É assim de se concluir a "olho nu" que o cangaço não praticava guerrilha, porém, praticou em larga escala o banditismo social no Nordeste, cuja região era e continua sendo marcada por mandos e desmandos do quero, posso e mando por parte da elite sem compromisso com os sem nada, sem emprego, sem comida, sem água para beber, sem teto, etc, herança maldita de quase quinhentos anos de escravidão visível, porque o 13 de maio de 1888 ainda não se concretizou.
As mazelas de Casa Grande e Senzala, escrita por Gilberto de Melo Freyre, ainda não foram extintas.

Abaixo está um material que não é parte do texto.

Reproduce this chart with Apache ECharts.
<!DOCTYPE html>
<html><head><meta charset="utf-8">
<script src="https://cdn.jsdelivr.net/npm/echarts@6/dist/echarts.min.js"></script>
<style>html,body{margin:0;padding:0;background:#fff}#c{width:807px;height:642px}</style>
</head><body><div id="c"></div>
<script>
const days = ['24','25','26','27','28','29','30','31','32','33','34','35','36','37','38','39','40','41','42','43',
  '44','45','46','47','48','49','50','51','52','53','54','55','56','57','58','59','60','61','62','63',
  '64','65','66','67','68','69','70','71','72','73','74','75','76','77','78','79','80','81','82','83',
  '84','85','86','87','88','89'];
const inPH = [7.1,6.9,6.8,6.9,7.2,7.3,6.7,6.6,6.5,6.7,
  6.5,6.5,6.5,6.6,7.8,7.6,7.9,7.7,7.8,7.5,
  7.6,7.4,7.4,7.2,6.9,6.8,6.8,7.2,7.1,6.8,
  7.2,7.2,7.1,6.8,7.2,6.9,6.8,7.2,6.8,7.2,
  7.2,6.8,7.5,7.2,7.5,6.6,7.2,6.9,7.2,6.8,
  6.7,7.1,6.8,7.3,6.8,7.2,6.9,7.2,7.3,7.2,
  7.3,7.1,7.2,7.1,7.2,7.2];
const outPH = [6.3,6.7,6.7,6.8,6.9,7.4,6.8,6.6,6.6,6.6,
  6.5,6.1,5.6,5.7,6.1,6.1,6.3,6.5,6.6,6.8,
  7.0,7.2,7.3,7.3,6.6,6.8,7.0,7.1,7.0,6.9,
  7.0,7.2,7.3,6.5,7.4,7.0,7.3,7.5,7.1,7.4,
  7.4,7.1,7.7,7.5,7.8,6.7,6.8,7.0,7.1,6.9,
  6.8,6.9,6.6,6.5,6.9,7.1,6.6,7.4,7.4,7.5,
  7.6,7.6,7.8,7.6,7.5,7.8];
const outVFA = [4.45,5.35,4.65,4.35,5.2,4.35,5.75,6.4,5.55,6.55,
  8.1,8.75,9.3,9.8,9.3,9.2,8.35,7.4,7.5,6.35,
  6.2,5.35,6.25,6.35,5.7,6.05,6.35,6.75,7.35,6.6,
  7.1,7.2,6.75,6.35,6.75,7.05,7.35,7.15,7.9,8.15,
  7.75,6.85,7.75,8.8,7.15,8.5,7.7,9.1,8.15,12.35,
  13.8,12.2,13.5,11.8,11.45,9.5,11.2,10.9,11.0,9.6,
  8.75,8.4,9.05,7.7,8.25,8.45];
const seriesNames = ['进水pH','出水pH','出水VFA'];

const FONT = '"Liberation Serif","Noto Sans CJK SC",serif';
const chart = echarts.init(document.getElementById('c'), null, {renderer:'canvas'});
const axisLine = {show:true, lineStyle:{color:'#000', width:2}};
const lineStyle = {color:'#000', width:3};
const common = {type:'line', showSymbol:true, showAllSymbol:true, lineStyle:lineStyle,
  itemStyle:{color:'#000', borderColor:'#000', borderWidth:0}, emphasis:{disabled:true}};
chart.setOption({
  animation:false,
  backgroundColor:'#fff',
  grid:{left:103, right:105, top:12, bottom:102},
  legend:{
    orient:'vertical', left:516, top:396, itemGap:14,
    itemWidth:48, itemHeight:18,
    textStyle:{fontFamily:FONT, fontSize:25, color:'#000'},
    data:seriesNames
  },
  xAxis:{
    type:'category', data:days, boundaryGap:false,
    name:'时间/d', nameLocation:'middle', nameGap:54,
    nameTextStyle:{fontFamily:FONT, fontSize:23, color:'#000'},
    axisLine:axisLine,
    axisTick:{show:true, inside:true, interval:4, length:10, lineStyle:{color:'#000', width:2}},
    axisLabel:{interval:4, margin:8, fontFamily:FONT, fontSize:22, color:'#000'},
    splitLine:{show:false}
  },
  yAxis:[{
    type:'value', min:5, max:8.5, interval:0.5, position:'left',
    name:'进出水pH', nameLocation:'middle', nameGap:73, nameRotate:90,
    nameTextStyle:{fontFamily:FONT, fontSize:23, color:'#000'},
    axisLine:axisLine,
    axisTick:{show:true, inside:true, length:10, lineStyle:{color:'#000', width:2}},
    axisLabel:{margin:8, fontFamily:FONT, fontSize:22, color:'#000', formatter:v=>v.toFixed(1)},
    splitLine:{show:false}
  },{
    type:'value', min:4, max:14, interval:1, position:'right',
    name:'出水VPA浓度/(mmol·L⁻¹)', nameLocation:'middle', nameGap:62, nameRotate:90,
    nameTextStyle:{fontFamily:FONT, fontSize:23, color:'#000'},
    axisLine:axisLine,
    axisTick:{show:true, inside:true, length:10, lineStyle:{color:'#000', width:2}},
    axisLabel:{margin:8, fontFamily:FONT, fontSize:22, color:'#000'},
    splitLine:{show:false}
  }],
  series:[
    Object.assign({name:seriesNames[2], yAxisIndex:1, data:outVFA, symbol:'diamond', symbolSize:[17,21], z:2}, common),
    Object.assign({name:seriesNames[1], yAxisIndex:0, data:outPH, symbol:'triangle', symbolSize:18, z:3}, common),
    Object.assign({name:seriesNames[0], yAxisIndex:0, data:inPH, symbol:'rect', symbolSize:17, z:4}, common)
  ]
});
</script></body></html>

É pura lenda dizer que Lampião, Antônio Silvino e Corisco e todos demais cangaceiros defendiam a pobreza nordestina e que eles foram como foram brutalmente assinados porque defendiam os sem nada do Nordeste, ledo engano, eles foram assassinados porque Getúlio Vargas, o pai dos pobres e a mãe dos ricos, entendeu que na sua ditadura do Estado Novo, quem mandava era ele e não precisava mais da ajuda do cangaço e bem assim de Coiteiros, segunfo o ramance escrito pelo parabano José Américo de Almeida.

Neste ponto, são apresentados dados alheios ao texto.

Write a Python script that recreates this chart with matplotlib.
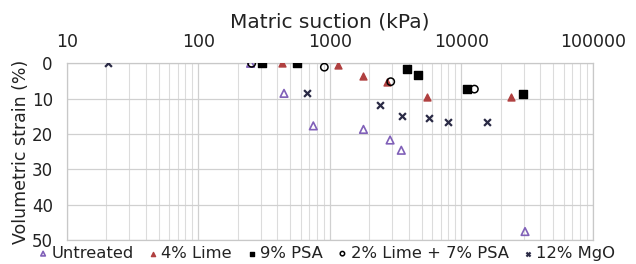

E há quem afirme que no Brasil, desde o seu desenvolvimento ou achamento, quando o pobre incomoda por algum motivo, a ordem é matar para o descarte social, assim como foi com os povos originários (indios), com os líderes da Cabanagem (Grão-Pará , 1835 e 1840), com os chefes da Balaiada (Maranhão, em 1838 e 1841), com os escravos, com Antônio Conselheiro e seus seguidores ( na primeira República), com Lampião e seus homens ( na segunda República ou Estado Novo) e continua com as incursões nas favelas ou comunidades das metrópoles, grandes e pequenas cidades sem políticas públicas para enfrentar as milícias oficiais e as milícias oficiosas em combate ao tráfico e ao instituto bandido da bala perdida.
O cangaço não tinha ideologia de defender pobre, vivia as custas dos coiteiros e a serviço deles, também não queria o poder político para dominar porque tinha a cobertura de quem dominava.